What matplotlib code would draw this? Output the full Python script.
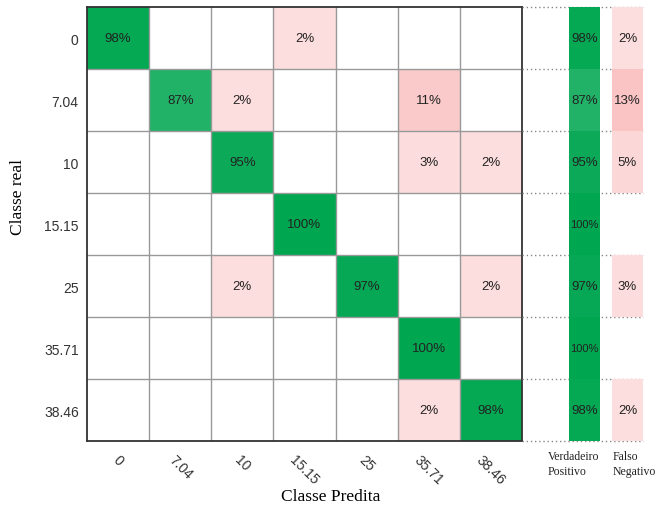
import matplotlib
matplotlib.use("Agg")
import matplotlib.pyplot as plt
import numpy as np
from matplotlib.colors import LinearSegmentedColormap

# classes and confusion percentages (rows = real, cols = predicted)
classes = ["0", "7.04", "10", "15.15", "25", "35.71", "38.46"]
conf_pct = np.array([
    [98, 0, 0, 2, 0, 0, 0],
    [0, 87, 2, 0, 0, 11, 0],
    [0, 0, 95, 0, 0, 3, 2],
    [0, 0, 0, 100, 0, 0, 0],
    [0, 0, 2, 0, 97, 0, 2],
    [0, 0, 0, 0, 0, 100, 0],
    [0, 0, 0, 0, 0, 2, 98],
])
true_pos = [98, 87, 95, 100, 97, 100, 98]
false_neg = [2, 13, 5, 0, 3, 0, 2]
summary_labels = ["Verdadeiro\nPositivo", "Falso\nNegativo"]

greens = LinearSegmentedColormap.from_list("g", ["#ffffff", "#00a650"])
pinks = LinearSegmentedColormap.from_list("p", ["#fde3e3", "#fac4c4"])

def cell_color(v, diag):
    if v == 0:
        return "white"
    if diag:
        return greens(v / 100)
    return pinks(min(v, 13) / 13)

fig = plt.figure(figsize=(6.56, 5.10), dpi=100)
W, H = 656, 510
ax = fig.add_axes([87 / W, 1 - 442 / H, 435 / W, 434 / H])

n = len(classes)
for i in range(n):
    for j in range(n):
        v = conf_pct[i, j]
        ax.add_patch(plt.Rectangle((j - 0.5, i - 0.5), 1, 1,
                                   facecolor=cell_color(v, i == j),
                                   edgecolor="none"))
        if v > 0:
            ax.text(j, i, f"{v}%", ha="center", va="center",
                    fontsize=9.5, color="#222222", family="Liberation Sans")

for k in range(1, n):
    ax.axhline(k - 0.5, color="#999999", lw=1)
    ax.axvline(k - 0.5, color="#999999", lw=1)

ax.set_xlim(-0.5, n - 0.5)
ax.set_ylim(n - 0.5, -0.5)
ax.set_xticks(range(n))
ax.set_yticks(range(n))
ax.set_xticklabels(classes, rotation=-45, ha="center", va="top",
                   fontsize=10, color="#333333", family="Liberation Sans")
ax.set_yticklabels(classes, fontsize=10, color="#333333",
                   family="Liberation Sans")
ax.tick_params(axis="x", length=0, pad=8)
ax.tick_params(axis="y", length=0, pad=6)
for s in ax.spines.values():
    s.set_color("#333333")
    s.set_linewidth(1.3)

# row summary
ax2 = fig.add_axes([522 / W, 1 - 442 / H, 123 / W, 434 / H])
ax2.set_xlim(0, 123)
ax2.set_ylim(n - 0.5, -0.5)
ax2.axis("off")
for k in range(n + 1):
    ax2.axhline(k - 0.5, xmin=0, xmax=121 / 123, color="#888888",
                lw=1, ls=(0, (1, 2)), zorder=0, clip_on=False)
rows = np.arange(n)
ax2.barh(rows, [31] * n, left=47,
         height=1.0, color=[greens(v / 100) for v in true_pos], zorder=1)
ax2.barh(rows, [31] * n, left=90, height=1.0,
         color=[cell_color(v, False) if v > 0 else (1, 1, 1, 0)
                for v in false_neg], zorder=1)
for i in range(n):
    ax2.text(62.5, i, f"{true_pos[i]}%", ha="center", va="center",
             fontsize=8 if true_pos[i] == 100 else 9.5, color="#222222",
             family="Liberation Sans", zorder=2)
    if false_neg[i] > 0:
        ax2.text(105.5, i, f"{false_neg[i]}%", ha="center", va="center",
                 fontsize=9.5, color="#222222", family="Liberation Sans",
                 zorder=2)
ax2.text(26, n - 0.5 + 0.15, summary_labels[0], ha="left", va="top",
         fontsize=8.5, family="Liberation Serif", color="#222222",
         linespacing=1.3)
ax2.text(91, n - 0.5 + 0.15, summary_labels[1], ha="left", va="top",
         fontsize=8.5, family="Liberation Serif", color="#222222",
         linespacing=1.3)

fig.text(331 / W, 1 - 497 / H, "Classe Predita", ha="center", va="center",
         fontsize=12.5, family="Liberation Serif")
fig.text(18 / W, 1 - 197 / H, "Classe real", ha="center", va="center",
         rotation=90, fontsize=12.5, family="Liberation Serif")

fig.savefig("out.png", dpi=100)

• Exercise prompt
Quote the preceding listing precisely and completely, omitting its images.

• Solved problem
What matplotlib code would draw this? Output the full Python script.
import matplotlib
matplotlib.use("Agg")
import matplotlib.pyplot as plt
import numpy as np
from matplotlib.colors import LinearSegmentedColormap

# classes and confusion percentages (rows = real, cols = predicted)
classes = ["0", "7.04", "10", "15.15", "25", "35.71", "38.46"]
conf_pct = np.array([
    [98, 0, 0, 2, 0, 0, 0],
    [0, 87, 2, 0, 0, 11, 0],
    [0, 0, 95, 0, 0, 3, 2],
    [0, 0, 0, 100, 0, 0, 0],
    [0, 0, 2, 0, 97, 0, 2],
    [0, 0, 0, 0, 0, 100, 0],
    [0, 0, 0, 0, 0, 2, 98],
])
true_pos = [98, 87, 95, 100, 97, 100, 98]
false_neg = [2, 13, 5, 0, 3, 0, 2]
summary_labels = ["Verdadeiro\nPositivo", "Falso\nNegativo"]

greens = LinearSegmentedColormap.from_list("g", ["#ffffff", "#00a650"])
pinks = LinearSegmentedColormap.from_list("p", ["#fde3e3", "#fac4c4"])

def cell_color(v, diag):
    if v == 0:
        return "white"
    if diag:
        return greens(v / 100)
    return pinks(min(v, 13) / 13)

fig = plt.figure(figsize=(6.56, 5.10), dpi=100)
W, H = 656, 510
ax = fig.add_axes([87 / W, 1 - 442 / H, 435 / W, 434 / H])

n = len(classes)
for i in range(n):
    for j in range(n):
        v = conf_pct[i, j]
        ax.add_patch(plt.Rectangle((j - 0.5, i - 0.5), 1, 1,
                                   facecolor=cell_color(v, i == j),
                                   edgecolor="none"))
        if v > 0:
            ax.text(j, i, f"{v}%", ha="center", va="center",
                    fontsize=9.5, color="#222222", family="Liberation Sans")

for k in range(1, n):
    ax.axhline(k - 0.5, color="#999999", lw=1)
    ax.axvline(k - 0.5, color="#999999", lw=1)

ax.set_xlim(-0.5, n - 0.5)
ax.set_ylim(n - 0.5, -0.5)
ax.set_xticks(range(n))
ax.set_yticks(range(n))
ax.set_xticklabels(classes, rotation=-45, ha="center", va="top",
                   fontsize=10, color="#333333", family="Liberation Sans")
ax.set_yticklabels(classes, fontsize=10, color="#333333",
                   family="Liberation Sans")
ax.tick_params(axis="x", length=0, pad=8)
ax.tick_params(axis="y", length=0, pad=6)
for s in ax.spines.values():
    s.set_color("#333333")
    s.set_linewidth(1.3)

# row summary
ax2 = fig.add_axes([522 / W, 1 - 442 / H, 123 / W, 434 / H])
ax2.set_xlim(0, 123)
ax2.set_ylim(n - 0.5, -0.5)
ax2.axis("off")
for k in range(n + 1):
    ax2.axhline(k - 0.5, xmin=0, xmax=121 / 123, color="#888888",
                lw=1, ls=(0, (1, 2)), zorder=0, clip_on=False)
rows = np.arange(n)
ax2.barh(rows, [31] * n, left=47,
         height=1.0, color=[greens(v / 100) for v in true_pos], zorder=1)
ax2.barh(rows, [31] * n, left=90, height=1.0,
         color=[cell_color(v, False) if v > 0 else (1, 1, 1, 0)
                for v in false_neg], zorder=1)
for i in range(n):
    ax2.text(62.5, i, f"{true_pos[i]}%", ha="center", va="center",
             fontsize=8 if true_pos[i] == 100 else 9.5, color="#222222",
             family="Liberation Sans", zorder=2)
    if false_neg[i] > 0:
        ax2.text(105.5, i, f"{false_neg[i]}%", ha="center", va="center",
                 fontsize=9.5, color="#222222", family="Liberation Sans",
                 zorder=2)
ax2.text(26, n - 0.5 + 0.15, summary_labels[0], ha="left", va="top",
         fontsize=8.5, family="Liberation Serif", color="#222222",
         linespacing=1.3)
ax2.text(91, n - 0.5 + 0.15, summary_labels[1], ha="left", va="top",
         fontsize=8.5, family="Liberation Serif", color="#222222",
         linespacing=1.3)

fig.text(331 / W, 1 - 497 / H, "Classe Predita", ha="center", va="center",
         fontsize=12.5, family="Liberation Serif")
fig.text(18 / W, 1 - 197 / H, "Classe real", ha="center", va="center",
         rotation=90, fontsize=12.5, family="Liberation Serif")

fig.savefig("out.png", dpi=100)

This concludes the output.